Experience and constancy form another factor that contributes to the accuracy of sensory data. As Soteriou points out, the degree of accuracy of sensory perception is determined by the experience of a person or an animal in regard with stimuli perception. Taking for instance a person who has been brought up being constantly taught on how to perceive certain stimuli such as sounds and smells, becomes an expert in interpreting those stimuli. Therefore, experience enhances sensory perception leading to the accuracy of sensory data.
The role of nature and nurture in regard to sensory data interpretation and evaluation has been a hotly debated topic by both scientists and psychologists. It is argued that nature is the source of all the stimuli, which are received and interpreted as sensory data. Sensory data interpretation and evaluation depends on the nature that a person or an animal has been brought up in. Taking, for instance, a person who has been brought up in an urban nature, has got used to traffic noises and other disturbances that the sensory receptors ignore such stimuli. However, a person who has been used to a rural and serene nature will perceive and evaluate traffic sounds and noise and evaluate it as disturbance as he or she is not used to such a nature.
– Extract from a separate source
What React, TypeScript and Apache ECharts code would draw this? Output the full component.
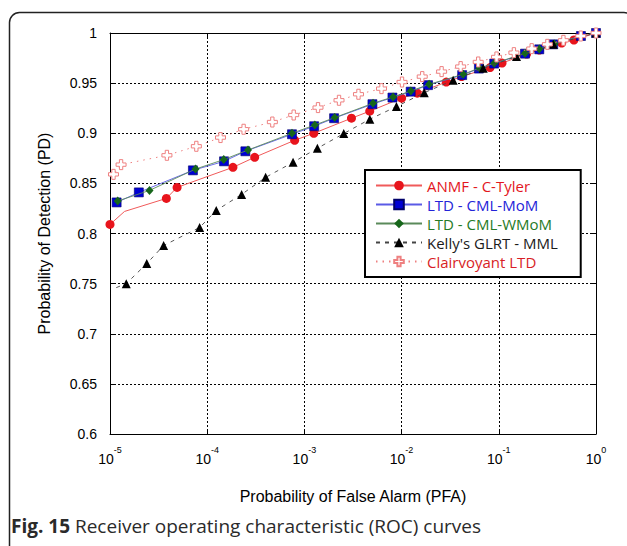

Nurture is another factor that affects sensory data interpretation and evaluation. It is argued that animals, humans included, nurture the way they perceive stimuli from the surrounding environment and interpret it. Through nurturing perceptions, people perceive and interpret objects and messages differently. As Brewer points out, sensory data interpretation and evaluation depend on what beliefs and expectations that have been nurtured in a person. Nurture determines how a person perceives, selects, organizes, interprets and evaluates various stimuli in order to make meaning of the surrounding environment. Therefore, nurture determines the sensory data that is encoded from various stimuli, how it is interpreted and evaluated.
Clearly, sensory perception is varied and depends on an individual and the environment the person lives in.